The government is seeking views on the future of 1p and 2p coins, plus the £50 note, as it aims to strike a balance between cash payment demand, the costs of production and possible tax evasion.

Spring Statement documents reveal the Treasury has issued a call for evidence on cash and digital payments.

Figures reveal cash transactions have fallen from 62% of all payments in 2006 to 40% in 2016, and it is expected to fall to 21% by 2026.

In contrast, contactless payments made each month have grown by nearly 20 times in three years to June 2017.

However, this isn’t to say that cash has become obsolete – 2.7 million people across the UK are entirely reliant on cash, with more than half of these having a total household income of less than £15,000 per year.

As such, the government said it needs to balance the ability to pay by cash while cracking down on the minority who use cash to evade tax and launder money.

Many denominations fall out of circulation as they’re placed in savings jars – six in 10 1p and 2p coins are used in just one transaction before they leave the cash cycle.

In 8% of cases, they’re simply thrown away, meaning the government and Royal Mint need to produce and issue 500 million 1p and 2p coins each year to replace those falling out of circulation.

The cost of issuing coppers is the same as for higher denominations and the document stated that the costs are “likely to rise as usage declines”.

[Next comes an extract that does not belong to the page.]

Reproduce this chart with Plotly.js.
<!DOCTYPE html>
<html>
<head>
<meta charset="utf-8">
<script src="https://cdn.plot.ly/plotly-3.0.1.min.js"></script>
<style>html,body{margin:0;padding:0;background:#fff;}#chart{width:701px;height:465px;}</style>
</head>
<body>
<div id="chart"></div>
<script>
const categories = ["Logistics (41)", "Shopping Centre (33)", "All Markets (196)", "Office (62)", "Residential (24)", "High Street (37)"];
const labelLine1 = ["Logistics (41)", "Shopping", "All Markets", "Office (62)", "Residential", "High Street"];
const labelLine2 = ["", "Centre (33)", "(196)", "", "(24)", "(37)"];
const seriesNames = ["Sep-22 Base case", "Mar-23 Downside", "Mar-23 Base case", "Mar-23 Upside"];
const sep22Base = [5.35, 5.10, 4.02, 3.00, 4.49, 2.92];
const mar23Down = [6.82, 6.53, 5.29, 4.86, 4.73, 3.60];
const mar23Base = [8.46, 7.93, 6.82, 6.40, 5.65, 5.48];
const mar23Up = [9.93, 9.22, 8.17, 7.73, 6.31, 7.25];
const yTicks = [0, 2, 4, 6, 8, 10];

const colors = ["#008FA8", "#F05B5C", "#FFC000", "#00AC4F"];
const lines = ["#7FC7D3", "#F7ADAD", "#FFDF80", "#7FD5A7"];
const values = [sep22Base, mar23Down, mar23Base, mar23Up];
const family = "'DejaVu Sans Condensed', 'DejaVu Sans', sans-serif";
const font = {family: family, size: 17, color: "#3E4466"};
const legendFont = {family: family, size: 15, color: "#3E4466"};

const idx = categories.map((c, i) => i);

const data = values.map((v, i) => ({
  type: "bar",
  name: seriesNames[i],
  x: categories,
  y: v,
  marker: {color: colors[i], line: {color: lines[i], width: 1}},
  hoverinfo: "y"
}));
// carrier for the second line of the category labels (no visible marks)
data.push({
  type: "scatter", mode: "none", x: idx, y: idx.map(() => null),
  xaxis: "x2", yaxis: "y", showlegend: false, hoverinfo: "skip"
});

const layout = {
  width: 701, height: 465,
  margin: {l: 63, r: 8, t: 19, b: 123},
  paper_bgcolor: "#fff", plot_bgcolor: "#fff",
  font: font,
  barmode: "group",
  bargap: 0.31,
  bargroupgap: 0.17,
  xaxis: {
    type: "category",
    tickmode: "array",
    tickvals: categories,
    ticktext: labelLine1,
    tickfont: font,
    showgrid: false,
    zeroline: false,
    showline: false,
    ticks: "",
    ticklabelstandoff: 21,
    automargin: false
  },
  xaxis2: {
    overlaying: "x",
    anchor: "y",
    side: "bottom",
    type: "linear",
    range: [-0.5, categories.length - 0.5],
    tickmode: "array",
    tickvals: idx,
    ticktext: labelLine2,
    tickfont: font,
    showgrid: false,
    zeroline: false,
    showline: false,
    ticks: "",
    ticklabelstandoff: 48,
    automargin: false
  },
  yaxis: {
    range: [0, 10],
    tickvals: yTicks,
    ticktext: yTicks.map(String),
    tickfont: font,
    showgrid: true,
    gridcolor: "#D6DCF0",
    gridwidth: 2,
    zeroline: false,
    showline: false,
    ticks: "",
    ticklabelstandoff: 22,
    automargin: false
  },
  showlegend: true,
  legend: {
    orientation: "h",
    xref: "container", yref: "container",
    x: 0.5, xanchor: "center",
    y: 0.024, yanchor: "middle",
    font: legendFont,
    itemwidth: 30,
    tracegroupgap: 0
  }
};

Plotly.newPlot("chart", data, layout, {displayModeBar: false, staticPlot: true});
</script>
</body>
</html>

At the other end of the scale, the £50 note is believed to be rarely used for routine purchases . Instead it is held as a ‘store of value’. There’s a “perception among some that £50 notes are used for money laundering, hidden economy and tax evasion”.

The document states: “From an economic perspective, having large numbers of denominations that are not in demand, saved by the public, or in long-term storage at cash processors rather than used in circulation does not contribute to an efficient or cost-effective cash cycle.”

Sarah Coles, personal finance analyst at Hargreaves Lansdown, said: “The writing looks to be on the wall for 1ps and 2ps. When it costs more to produce and distribute a coin than the coin itself is worth, governments tend to decide it’s a spent force – and we’re rapidly heading in that direction for coppers.

“The root of the issue is that demand for these coins has dramatically declined. People are increasingly using debit cards and contactless payments for low value spending. Cash was used for 7.2 billion transactions of under £1 in 2006. By 2016 it had fallen to 4 billion, and by 2026 it is expected to fall to 1.3 billion. Meanwhile, shops are using rounded pricing to save the bother of handling low value coins, so even those who stick with cash have less use for coppers.

“When you add in the impact of inflation eroding their real value, it’s clear that the days are numbered for copper coins.”

The consultation closes on 5 June 2018.